Precies zo is het met de geest ook. Een christelijke, een rechtschapene of een gelijksoortige geest kan wel mijn verworven eigenschap d.w.z. eigendom zijn, ik echter ben niet deze geest: hij is de mijne. Ik niet de zijne.

We hebben daarom in het liberalisme alleen maar de voortzetting van de oude christelijke geringschatting van het ik, de lijfelijke Jan. In plaats van mij te nemen zoals ik ben, ziet men alleen maar mijn eigendom, mijn eigenschappen en sluit alleen maar ter wille van mijn bezittingen een eerlijke band met mij; men huwt als het ware wat ik heb, niet wat ik ben. De christen klampt zich aan mijn geest vast, de liberaal aan mijn menselijkheid.

Daarom beweegt de liberaal zich ook in dezelfde kring als de christen rond. Omdat de geest van het mensdom d.w.z. de mens in jou woont, ben jij een mens zoals jij, wanneer de geest van Christus in jou woont, een christen bent; maar omdat hij alleen als een tweede, als tegelijkertijd jouw eigenlijke of “betere” ik in jou woont, blijft hij het totaal andere van jou en moet jij er naar streven helemaal mens te worden. Een even vruchteloos streven als dat van de christen om een volledig zalige geest te worden!

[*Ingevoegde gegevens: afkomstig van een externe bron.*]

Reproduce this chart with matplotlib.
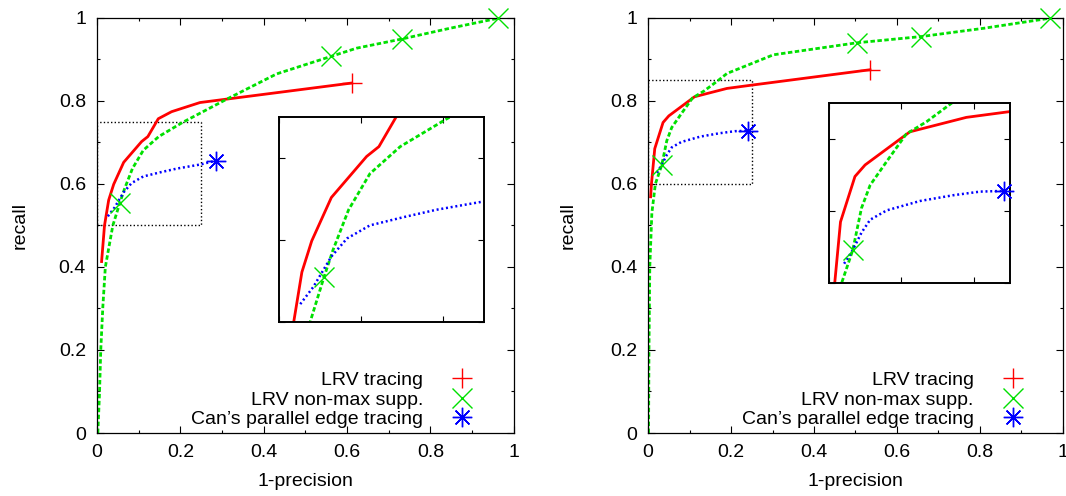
import numpy as np
import matplotlib
matplotlib.use("Agg")
import matplotlib.pyplot as plt
from matplotlib.patches import Rectangle
from matplotlib.ticker import MultipleLocator

plt.rcParams['font.family'] = ['Liberation Sans', 'DejaVu Sans']
plt.rcParams['font.size'] = 14

# --- left panel: precision/recall curves ---
left_trace_x = [0.011, 0.018, 0.028, 0.040, 0.064, 0.107, 0.122, 0.147, 0.179, 0.247, 0.611]
left_trace_y = [0.413, 0.500, 0.561, 0.599, 0.652, 0.702, 0.714, 0.757, 0.774, 0.796, 0.843]
left_trace_pts_x = [0.611]
left_trace_pts_y = [0.843]

left_nms_x = [0.002, 0.006, 0.009, 0.014, 0.020, 0.038, 0.055, 0.066, 0.085, 0.111,
              0.148, 0.205, 0.311, 0.431, 0.561, 0.623, 0.731, 0.847, 0.962]
left_nms_y = [0.000, 0.096, 0.200, 0.304, 0.400, 0.500, 0.555, 0.588, 0.637, 0.681,
              0.714, 0.748, 0.804, 0.865, 0.907, 0.927, 0.949, 0.975, 0.999]
left_nms_pts_x = [0.055, 0.561, 0.731, 0.962]
left_nms_pts_y = [0.555, 0.907, 0.949, 0.999]

left_can_x = [0.026, 0.042, 0.064, 0.083, 0.111, 0.152, 0.192, 0.249, 0.285]
left_can_y = [0.522, 0.543, 0.580, 0.602, 0.618, 0.628, 0.637, 0.647, 0.656]
left_can_pts_x = [0.285]
left_can_pts_y = [0.656]

left_zoom_x = (0.0, 0.25)
left_zoom_y = (0.5, 0.75)

# --- right panel ---
right_trace_x = [0.006, 0.008, 0.016, 0.036, 0.050, 0.112, 0.190, 0.250, 0.535]
right_trace_y = [0.569, 0.600, 0.685, 0.748, 0.764, 0.810, 0.830, 0.838, 0.875]
right_trace_pts_x = [0.535]
right_trace_pts_y = [0.875]

right_nms_x = [0.001, 0.002, 0.004, 0.009, 0.0175, 0.033, 0.045, 0.057, 0.080, 0.107,
               0.135, 0.170, 0.190, 0.302, 0.504, 0.659, 0.810, 0.968]
right_nms_y = [0.000, 0.200, 0.400, 0.530, 0.600, 0.646, 0.704, 0.736, 0.769, 0.807,
               0.824, 0.850, 0.866, 0.911, 0.940, 0.955, 0.975, 0.999]
right_nms_pts_x = [0.033, 0.504, 0.659, 0.968]
right_nms_pts_y = [0.646, 0.940, 0.955, 0.999]

right_can_x = [0.021, 0.033, 0.045, 0.057, 0.080, 0.126, 0.172, 0.209, 0.242]
right_can_y = [0.627, 0.646, 0.670, 0.688, 0.701, 0.714, 0.722, 0.727, 0.728]
right_can_pts_x = [0.242]
right_can_pts_y = [0.728]

right_zoom_x = (0.0, 0.25)
right_zoom_y = (0.6, 0.85)

labels = ["LRV tracing", "LRV non-max supp.", "Can\u2019s parallel edge tracing"]

# line / marker styles per method
RED, GREEN, BLUE = '#ff0000', '#00e000', '#0000ff'
line_styles = [
    dict(color=RED, lw=2.0, ls='-'),
    dict(color=GREEN, lw=2.0, dashes=(1.6, 0.9)),
    dict(color=BLUE, lw=1.8, dashes=(0.8, 1.1)),
]
marker_styles = [
    dict(color=RED, marker='+', ms=14, mew=1.0, ls='none'),
    dict(color=GREEN, marker='x', ms=14, mew=1.0, ls='none'),
    dict(color=BLUE, marker=(8, 2, 0), ms=14, mew=1.0, ls='none'),
]


def style_ticks(ax, major, minor, maj_len=5, min_len=2.5, labels_on=True):
    ax.xaxis.set_major_locator(MultipleLocator(major))
    ax.yaxis.set_major_locator(MultipleLocator(major))
    if minor:
        ax.xaxis.set_minor_locator(MultipleLocator(minor))
        ax.yaxis.set_minor_locator(MultipleLocator(minor))
    ax.tick_params(which='both', direction='in', top=True, right=True, width=0.8)
    ax.tick_params(which='major', length=maj_len, pad=8)
    ax.tick_params(which='minor', length=min_len)
    if not labels_on:
        ax.tick_params(labelbottom=False, labelleft=False)


def fmt(v, _pos=None):
    return ('%g' % round(v, 3))


def draw_panel(ax, curves, points, zoom_x, zoom_y, inset_bounds, ylab_x, leg_right):
    handles = []
    for (cx, cy), (px, py), ls, ms in zip(curves, points, line_styles, marker_styles):
        ax.plot(cx, cy, **ls)
        h, = ax.plot(px, py, clip_on=False, zorder=5, **ms)
        handles.append(h)

    ax.set_xlim(0, 1)
    ax.set_ylim(0, 1)
    style_ticks(ax, 0.2, 0.1)
    ax.xaxis.set_major_formatter(fmt)
    ax.yaxis.set_major_formatter(fmt)
    for s in ax.spines.values():
        s.set_linewidth(0.9)

    ax.set_xlabel("1-precision")
    ax.set_ylabel("recall")
    ax.xaxis.set_label_coords(0.5, -0.097)
    ax.yaxis.set_label_coords(ylab_x, 0.5)

    # dotted frame marking the zoomed region
    ax.add_patch(Rectangle((zoom_x[0], zoom_y[0]), zoom_x[1] - zoom_x[0],
                           zoom_y[1] - zoom_y[0], fill=False, ec='black',
                           lw=1.0, ls=(0, (1, 1.6))))

    ax.legend(handles, labels, loc='lower right', bbox_to_anchor=(leg_right, 0.012),
              frameon=False, markerfirst=False, handlelength=2.0,
              handletextpad=1.0, labelspacing=0.09, borderpad=0, borderaxespad=0)

    # magnified view
    ins = ax.inset_axes(inset_bounds)
    for (cx, cy), (px, py), ls, ms in zip(curves, points, line_styles, marker_styles):
        ins.plot(cx, cy, **ls)
        px, py = np.asarray(px), np.asarray(py)
        keep = ((px >= zoom_x[0]) & (px <= zoom_x[1]) &
                (py >= zoom_y[0]) & (py <= zoom_y[1]))
        ins.plot(px[keep], py[keep], clip_on=False, zorder=5, **ms)
    ins.set_xlim(*zoom_x)
    ins.set_ylim(*zoom_y)
    style_ticks(ins, 0.1, None, maj_len=4, labels_on=False)
    for s in ins.spines.values():
        s.set_linewidth(1.4)


fig = plt.figure(figsize=(10.66, 4.96), dpi=100)
ax_l = fig.add_axes([0.091, 0.127, 0.391, 0.837])
ax_r = fig.add_axes([0.608, 0.127, 0.389, 0.837])

draw_panel(ax_l,
           [(left_trace_x, left_trace_y), (left_nms_x, left_nms_y), (left_can_x, left_can_y)],
           [(left_trace_pts_x, left_trace_pts_y), (left_nms_pts_x, left_nms_pts_y),
            (left_can_pts_x, left_can_pts_y)],
           left_zoom_x, left_zoom_y, [0.4365, 0.267, 0.4915, 0.494], -0.163, 0.922)

draw_panel(ax_r,
           [(right_trace_x, right_trace_y), (right_nms_x, right_nms_y), (right_can_x, right_can_y)],
           [(right_trace_pts_x, right_trace_pts_y), (right_nms_pts_x, right_nms_pts_y),
            (right_can_pts_x, right_can_pts_y)],
           right_zoom_x, right_zoom_y, [0.436, 0.361, 0.436, 0.434], -0.172, 0.926)

fig.savefig("out.png", dpi=100)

Op dit moment, nadat het liberalisme de mens uitgeroepen heeft, kan men zeggen dat daarmee alleen maar de laatste consequentie van het christendom voltrokken wordt en dat het christendom zich van huis uit geen andere taak stelde dan “de mens”, de “ware mens” te realiseren. Vandaar die vergissing als zou het christendom het ik een oneindige waarde toeschrijven zoals dit bv. in de onsterfelijkheidsleer, in de zielzorg, enz., voor de dag treedt. Nee, deze waarde kent het alleen aan de mens toe. Alleen de mens is onsterfelijk en alleen, omdat ik mens ben, ben ik het ook. Inderdaad moest het christendom leren dat niemand verloren gaat, zoals juist ook het liberalisme iedereen als mensen gelijk stelt; maar die eeuwigheid, net als deze gelijkheid, betrof alleen maar de mens in mij, niet mijzelf. Alleen als drager en herberger van de mens sterf ik niet, zoals het bekende “de koning sterft niet”. Ludwig sterft, maar de koning blijft; ik sterf, maar mijn geest, de mens, blijft. Om mijzelf nu geheel met de mens te identificeren, heeft men de volgende eis uitgedacht en gesteld: ik moet nl. een “werkelijk soortwezen”[6] worden.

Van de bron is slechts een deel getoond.